New Mexico’s Largest Software Hackathon Tackles Food Access

Teams pitched their projects to investors and industry leaders.

April 22, 2026

The City of Albuquerque returned as a founding partner for the second annual Desert Dev Lab hackathon.

NM Tech Talks, a collaborative of local technology organizations with the shared mission of supporting diversity in the industry, hosted the event, which gathered coders of all experience levels to solve real world problems. Teams used software, data and AI to develop prototypes to address challenges in the New Mexico food and agriculture industry. Talin Market sponsored the event, held at WESST Enterprise Center.

“This hackathon is more about collaboration than competition,” Mayor Tim Keller said. “Uniting our experts will always result in better solutions.”

This year’s event drew 27 teams comprised of 70 “hackers” competing for four different honors:

  • First place winners were Crimson Devs for their AI meal planning solution.
  • Second place went to Beep Bop for water-saving crop recommendations.
  • Third place was Sowit with a food-sharing platform designed to reduce food waste.
  • Local Innovation award was given to Koko for their automated coordination alerts for food distributors.

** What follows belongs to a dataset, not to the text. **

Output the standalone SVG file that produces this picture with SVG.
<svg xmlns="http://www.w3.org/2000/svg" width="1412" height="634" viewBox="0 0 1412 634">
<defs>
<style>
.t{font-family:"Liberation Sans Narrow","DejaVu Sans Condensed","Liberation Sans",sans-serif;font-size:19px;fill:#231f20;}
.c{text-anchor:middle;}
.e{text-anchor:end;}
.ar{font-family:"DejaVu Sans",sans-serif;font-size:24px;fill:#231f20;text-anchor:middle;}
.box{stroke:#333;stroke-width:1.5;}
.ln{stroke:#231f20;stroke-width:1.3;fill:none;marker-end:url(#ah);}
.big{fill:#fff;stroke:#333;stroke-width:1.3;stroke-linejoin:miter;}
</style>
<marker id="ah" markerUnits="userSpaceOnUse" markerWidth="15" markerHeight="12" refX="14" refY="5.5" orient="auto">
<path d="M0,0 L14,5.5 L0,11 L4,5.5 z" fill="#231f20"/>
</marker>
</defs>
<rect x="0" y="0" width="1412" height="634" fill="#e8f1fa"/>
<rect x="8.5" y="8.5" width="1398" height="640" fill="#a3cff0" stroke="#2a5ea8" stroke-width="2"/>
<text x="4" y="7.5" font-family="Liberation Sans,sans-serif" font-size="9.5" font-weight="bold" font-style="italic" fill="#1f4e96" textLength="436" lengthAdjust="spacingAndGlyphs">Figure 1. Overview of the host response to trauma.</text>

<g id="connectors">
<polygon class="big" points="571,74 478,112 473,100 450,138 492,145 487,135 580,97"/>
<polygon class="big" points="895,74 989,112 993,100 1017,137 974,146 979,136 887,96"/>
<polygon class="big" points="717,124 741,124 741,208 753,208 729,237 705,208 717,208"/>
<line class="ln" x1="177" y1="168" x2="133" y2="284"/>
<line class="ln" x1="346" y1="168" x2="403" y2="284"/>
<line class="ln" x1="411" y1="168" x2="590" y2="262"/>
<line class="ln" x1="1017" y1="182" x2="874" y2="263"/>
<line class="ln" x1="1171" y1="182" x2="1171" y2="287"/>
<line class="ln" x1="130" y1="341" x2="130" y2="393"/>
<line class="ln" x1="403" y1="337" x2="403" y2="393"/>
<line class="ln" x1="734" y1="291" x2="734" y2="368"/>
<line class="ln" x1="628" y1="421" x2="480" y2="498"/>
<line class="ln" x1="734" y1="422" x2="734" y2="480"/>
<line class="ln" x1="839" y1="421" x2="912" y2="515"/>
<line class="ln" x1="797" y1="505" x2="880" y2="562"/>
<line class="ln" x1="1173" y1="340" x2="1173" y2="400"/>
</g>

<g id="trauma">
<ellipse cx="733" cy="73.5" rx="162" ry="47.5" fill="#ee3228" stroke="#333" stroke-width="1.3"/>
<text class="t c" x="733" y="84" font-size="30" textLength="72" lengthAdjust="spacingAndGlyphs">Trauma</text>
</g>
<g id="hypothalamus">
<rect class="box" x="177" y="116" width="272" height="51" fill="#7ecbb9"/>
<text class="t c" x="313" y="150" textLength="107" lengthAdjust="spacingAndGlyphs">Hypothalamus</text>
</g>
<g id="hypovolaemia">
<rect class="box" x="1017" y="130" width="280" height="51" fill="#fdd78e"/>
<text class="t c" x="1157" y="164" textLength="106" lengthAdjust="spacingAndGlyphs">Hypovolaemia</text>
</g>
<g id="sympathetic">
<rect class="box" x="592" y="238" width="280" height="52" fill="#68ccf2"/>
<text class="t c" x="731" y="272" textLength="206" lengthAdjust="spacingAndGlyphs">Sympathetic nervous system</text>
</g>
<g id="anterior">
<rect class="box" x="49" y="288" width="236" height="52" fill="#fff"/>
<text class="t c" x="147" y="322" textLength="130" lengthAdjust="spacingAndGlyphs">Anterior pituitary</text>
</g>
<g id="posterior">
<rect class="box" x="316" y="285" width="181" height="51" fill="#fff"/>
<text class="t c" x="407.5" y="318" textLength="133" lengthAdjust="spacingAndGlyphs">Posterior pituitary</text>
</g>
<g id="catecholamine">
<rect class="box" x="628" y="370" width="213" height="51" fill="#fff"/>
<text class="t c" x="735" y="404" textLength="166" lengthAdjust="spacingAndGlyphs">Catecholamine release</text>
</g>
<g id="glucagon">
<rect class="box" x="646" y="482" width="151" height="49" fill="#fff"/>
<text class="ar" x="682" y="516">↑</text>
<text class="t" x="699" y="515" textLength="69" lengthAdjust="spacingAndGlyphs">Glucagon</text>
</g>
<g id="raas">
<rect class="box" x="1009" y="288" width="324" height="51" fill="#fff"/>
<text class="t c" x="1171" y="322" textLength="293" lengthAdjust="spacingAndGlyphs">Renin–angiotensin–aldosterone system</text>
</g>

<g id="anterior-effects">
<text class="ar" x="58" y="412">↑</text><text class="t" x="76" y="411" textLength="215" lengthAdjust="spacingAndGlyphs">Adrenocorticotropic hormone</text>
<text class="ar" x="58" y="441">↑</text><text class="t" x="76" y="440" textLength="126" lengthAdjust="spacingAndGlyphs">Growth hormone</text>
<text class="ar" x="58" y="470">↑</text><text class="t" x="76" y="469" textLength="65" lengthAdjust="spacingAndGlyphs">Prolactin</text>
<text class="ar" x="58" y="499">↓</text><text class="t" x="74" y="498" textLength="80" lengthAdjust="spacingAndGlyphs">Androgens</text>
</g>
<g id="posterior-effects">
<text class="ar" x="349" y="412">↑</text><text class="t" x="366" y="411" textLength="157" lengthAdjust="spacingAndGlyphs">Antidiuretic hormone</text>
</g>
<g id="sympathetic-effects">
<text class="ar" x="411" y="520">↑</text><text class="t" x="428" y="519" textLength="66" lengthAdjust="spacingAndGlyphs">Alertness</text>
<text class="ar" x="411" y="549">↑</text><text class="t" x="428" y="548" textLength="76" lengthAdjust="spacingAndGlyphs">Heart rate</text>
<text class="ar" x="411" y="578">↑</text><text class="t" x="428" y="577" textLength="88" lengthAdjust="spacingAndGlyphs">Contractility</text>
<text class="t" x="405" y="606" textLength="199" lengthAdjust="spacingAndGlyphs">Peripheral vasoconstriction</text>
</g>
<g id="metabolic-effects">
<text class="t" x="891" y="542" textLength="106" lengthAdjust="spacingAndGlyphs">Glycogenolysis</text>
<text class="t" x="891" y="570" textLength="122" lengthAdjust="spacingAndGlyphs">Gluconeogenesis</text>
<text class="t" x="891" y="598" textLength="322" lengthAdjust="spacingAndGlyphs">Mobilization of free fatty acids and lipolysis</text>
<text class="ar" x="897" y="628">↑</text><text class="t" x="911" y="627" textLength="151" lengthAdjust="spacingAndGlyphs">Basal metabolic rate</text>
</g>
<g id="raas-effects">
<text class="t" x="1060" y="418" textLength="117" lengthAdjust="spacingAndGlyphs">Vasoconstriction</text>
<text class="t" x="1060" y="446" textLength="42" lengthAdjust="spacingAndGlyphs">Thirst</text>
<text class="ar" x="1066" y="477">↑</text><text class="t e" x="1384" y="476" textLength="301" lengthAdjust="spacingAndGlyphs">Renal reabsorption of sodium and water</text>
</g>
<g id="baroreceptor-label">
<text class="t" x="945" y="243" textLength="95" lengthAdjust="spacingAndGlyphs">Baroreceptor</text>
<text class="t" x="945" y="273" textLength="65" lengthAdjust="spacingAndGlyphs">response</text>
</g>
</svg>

“Desert Dev Lab brought out New Mexico’s best,” said competition judge Carly Heidenfeld, manager at Talin Market, one of the event’s 21 sponsors. “From up-and-coming students in the southern part of our state to established professionals right here in Albuquerque, it showed that solutions to ongoing food and agriculture issues here exist in our own community.”

“Events like this are so important because they offer a safe environment where people challenge themselves to build something useful and real that can help others,” said Jacky So, event organizer and FUSE executive fellow. “I heard so many people say, ‘I could use this.’”

The first Desert Dev Lab competition in 2025 tackled climate and energy variability, and the winner of that event, OptiGreen, presented an AI-driven solution to reduce LLM token usage, which lowers overall energy consumption. The annual hackathon advances sustainable community development, environmental protection, economic viability, and career-building resources that prepare Albuquerque workers for success.

Desert Dev Lab’s 2027 event is already accepting hackers.